Instructions to follow: Transcribe the material below exactly as it appears.

START

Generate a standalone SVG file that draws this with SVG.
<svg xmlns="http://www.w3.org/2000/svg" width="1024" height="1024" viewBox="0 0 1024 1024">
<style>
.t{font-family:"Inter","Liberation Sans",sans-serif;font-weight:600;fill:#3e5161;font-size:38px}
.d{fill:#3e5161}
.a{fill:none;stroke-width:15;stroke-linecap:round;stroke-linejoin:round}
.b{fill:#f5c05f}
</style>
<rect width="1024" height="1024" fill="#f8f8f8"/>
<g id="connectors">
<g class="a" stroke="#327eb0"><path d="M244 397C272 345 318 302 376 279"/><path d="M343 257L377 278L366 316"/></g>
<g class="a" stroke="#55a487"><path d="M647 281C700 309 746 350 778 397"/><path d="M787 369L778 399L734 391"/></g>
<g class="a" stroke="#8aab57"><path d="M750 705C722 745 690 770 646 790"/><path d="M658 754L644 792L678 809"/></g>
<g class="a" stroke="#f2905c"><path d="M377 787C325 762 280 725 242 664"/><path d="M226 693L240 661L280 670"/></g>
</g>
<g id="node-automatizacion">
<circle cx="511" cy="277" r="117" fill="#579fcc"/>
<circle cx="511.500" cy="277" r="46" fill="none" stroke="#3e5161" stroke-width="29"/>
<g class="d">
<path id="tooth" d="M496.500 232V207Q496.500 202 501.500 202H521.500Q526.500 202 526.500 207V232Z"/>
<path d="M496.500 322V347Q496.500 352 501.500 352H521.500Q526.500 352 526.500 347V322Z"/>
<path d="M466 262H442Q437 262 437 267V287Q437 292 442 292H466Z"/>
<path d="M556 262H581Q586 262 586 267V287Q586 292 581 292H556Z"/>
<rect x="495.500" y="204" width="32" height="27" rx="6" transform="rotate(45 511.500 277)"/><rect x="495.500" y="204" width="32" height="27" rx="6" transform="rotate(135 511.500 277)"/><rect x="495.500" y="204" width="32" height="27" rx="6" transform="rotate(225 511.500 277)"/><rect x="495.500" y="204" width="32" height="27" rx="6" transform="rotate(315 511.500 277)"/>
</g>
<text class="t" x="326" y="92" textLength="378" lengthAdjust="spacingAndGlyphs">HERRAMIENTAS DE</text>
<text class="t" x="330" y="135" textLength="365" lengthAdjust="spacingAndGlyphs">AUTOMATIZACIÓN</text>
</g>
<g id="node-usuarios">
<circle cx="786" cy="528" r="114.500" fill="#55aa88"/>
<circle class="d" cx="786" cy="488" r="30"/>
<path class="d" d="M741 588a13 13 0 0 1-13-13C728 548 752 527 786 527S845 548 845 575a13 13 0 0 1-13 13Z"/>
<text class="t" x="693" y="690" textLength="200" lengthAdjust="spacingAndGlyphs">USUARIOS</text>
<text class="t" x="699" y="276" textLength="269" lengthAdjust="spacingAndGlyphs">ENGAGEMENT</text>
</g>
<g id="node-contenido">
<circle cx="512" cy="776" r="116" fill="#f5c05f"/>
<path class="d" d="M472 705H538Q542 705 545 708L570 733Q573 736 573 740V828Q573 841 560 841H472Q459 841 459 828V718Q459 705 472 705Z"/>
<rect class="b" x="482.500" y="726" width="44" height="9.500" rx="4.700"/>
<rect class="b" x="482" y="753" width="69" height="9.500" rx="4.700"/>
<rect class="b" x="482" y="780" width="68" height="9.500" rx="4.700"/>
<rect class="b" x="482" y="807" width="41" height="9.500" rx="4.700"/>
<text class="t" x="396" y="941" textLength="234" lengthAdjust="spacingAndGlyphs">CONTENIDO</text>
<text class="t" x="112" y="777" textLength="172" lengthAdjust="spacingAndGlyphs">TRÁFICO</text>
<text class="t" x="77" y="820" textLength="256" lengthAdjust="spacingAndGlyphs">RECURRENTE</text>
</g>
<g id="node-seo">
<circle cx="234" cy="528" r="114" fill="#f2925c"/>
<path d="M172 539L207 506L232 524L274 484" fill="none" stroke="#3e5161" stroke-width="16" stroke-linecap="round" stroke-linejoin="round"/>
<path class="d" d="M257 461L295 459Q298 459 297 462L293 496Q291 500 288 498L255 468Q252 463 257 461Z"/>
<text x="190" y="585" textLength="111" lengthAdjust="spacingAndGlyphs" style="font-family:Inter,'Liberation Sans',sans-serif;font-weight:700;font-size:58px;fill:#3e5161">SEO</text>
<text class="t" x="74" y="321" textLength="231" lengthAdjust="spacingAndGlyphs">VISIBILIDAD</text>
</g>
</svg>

END

Task solution:
Generate a standalone SVG file that draws this with SVG.
<svg xmlns="http://www.w3.org/2000/svg" width="1024" height="1024" viewBox="0 0 1024 1024">
<style>
.t{font-family:"Inter","Liberation Sans",sans-serif;font-weight:600;fill:#3e5161;font-size:38px}
.d{fill:#3e5161}
.a{fill:none;stroke-width:15;stroke-linecap:round;stroke-linejoin:round}
.b{fill:#f5c05f}
</style>
<rect width="1024" height="1024" fill="#f8f8f8"/>
<g id="connectors">
<g class="a" stroke="#327eb0"><path d="M244 397C272 345 318 302 376 279"/><path d="M343 257L377 278L366 316"/></g>
<g class="a" stroke="#55a487"><path d="M647 281C700 309 746 350 778 397"/><path d="M787 369L778 399L734 391"/></g>
<g class="a" stroke="#8aab57"><path d="M750 705C722 745 690 770 646 790"/><path d="M658 754L644 792L678 809"/></g>
<g class="a" stroke="#f2905c"><path d="M377 787C325 762 280 725 242 664"/><path d="M226 693L240 661L280 670"/></g>
</g>
<g id="node-automatizacion">
<circle cx="511" cy="277" r="117" fill="#579fcc"/>
<circle cx="511.500" cy="277" r="46" fill="none" stroke="#3e5161" stroke-width="29"/>
<g class="d">
<path id="tooth" d="M496.500 232V207Q496.500 202 501.500 202H521.500Q526.500 202 526.500 207V232Z"/>
<path d="M496.500 322V347Q496.500 352 501.500 352H521.500Q526.500 352 526.500 347V322Z"/>
<path d="M466 262H442Q437 262 437 267V287Q437 292 442 292H466Z"/>
<path d="M556 262H581Q586 262 586 267V287Q586 292 581 292H556Z"/>
<rect x="495.500" y="204" width="32" height="27" rx="6" transform="rotate(45 511.500 277)"/><rect x="495.500" y="204" width="32" height="27" rx="6" transform="rotate(135 511.500 277)"/><rect x="495.500" y="204" width="32" height="27" rx="6" transform="rotate(225 511.500 277)"/><rect x="495.500" y="204" width="32" height="27" rx="6" transform="rotate(315 511.500 277)"/>
</g>
<text class="t" x="326" y="92" textLength="378" lengthAdjust="spacingAndGlyphs">HERRAMIENTAS DE</text>
<text class="t" x="330" y="135" textLength="365" lengthAdjust="spacingAndGlyphs">AUTOMATIZACIÓN</text>
</g>
<g id="node-usuarios">
<circle cx="786" cy="528" r="114.500" fill="#55aa88"/>
<circle class="d" cx="786" cy="488" r="30"/>
<path class="d" d="M741 588a13 13 0 0 1-13-13C728 548 752 527 786 527S845 548 845 575a13 13 0 0 1-13 13Z"/>
<text class="t" x="693" y="690" textLength="200" lengthAdjust="spacingAndGlyphs">USUARIOS</text>
<text class="t" x="699" y="276" textLength="269" lengthAdjust="spacingAndGlyphs">ENGAGEMENT</text>
</g>
<g id="node-contenido">
<circle cx="512" cy="776" r="116" fill="#f5c05f"/>
<path class="d" d="M472 705H538Q542 705 545 708L570 733Q573 736 573 740V828Q573 841 560 841H472Q459 841 459 828V718Q459 705 472 705Z"/>
<rect class="b" x="482.500" y="726" width="44" height="9.500" rx="4.700"/>
<rect class="b" x="482" y="753" width="69" height="9.500" rx="4.700"/>
<rect class="b" x="482" y="780" width="68" height="9.500" rx="4.700"/>
<rect class="b" x="482" y="807" width="41" height="9.500" rx="4.700"/>
<text class="t" x="396" y="941" textLength="234" lengthAdjust="spacingAndGlyphs">CONTENIDO</text>
<text class="t" x="112" y="777" textLength="172" lengthAdjust="spacingAndGlyphs">TRÁFICO</text>
<text class="t" x="77" y="820" textLength="256" lengthAdjust="spacingAndGlyphs">RECURRENTE</text>
</g>
<g id="node-seo">
<circle cx="234" cy="528" r="114" fill="#f2925c"/>
<path d="M172 539L207 506L232 524L274 484" fill="none" stroke="#3e5161" stroke-width="16" stroke-linecap="round" stroke-linejoin="round"/>
<path class="d" d="M257 461L295 459Q298 459 297 462L293 496Q291 500 288 498L255 468Q252 463 257 461Z"/>
<text x="190" y="585" textLength="111" lengthAdjust="spacingAndGlyphs" style="font-family:Inter,'Liberation Sans',sans-serif;font-weight:700;font-size:58px;fill:#3e5161">SEO</text>
<text class="t" x="74" y="321" textLength="231" lengthAdjust="spacingAndGlyphs">VISIBILIDAD</text>
</g>
</svg>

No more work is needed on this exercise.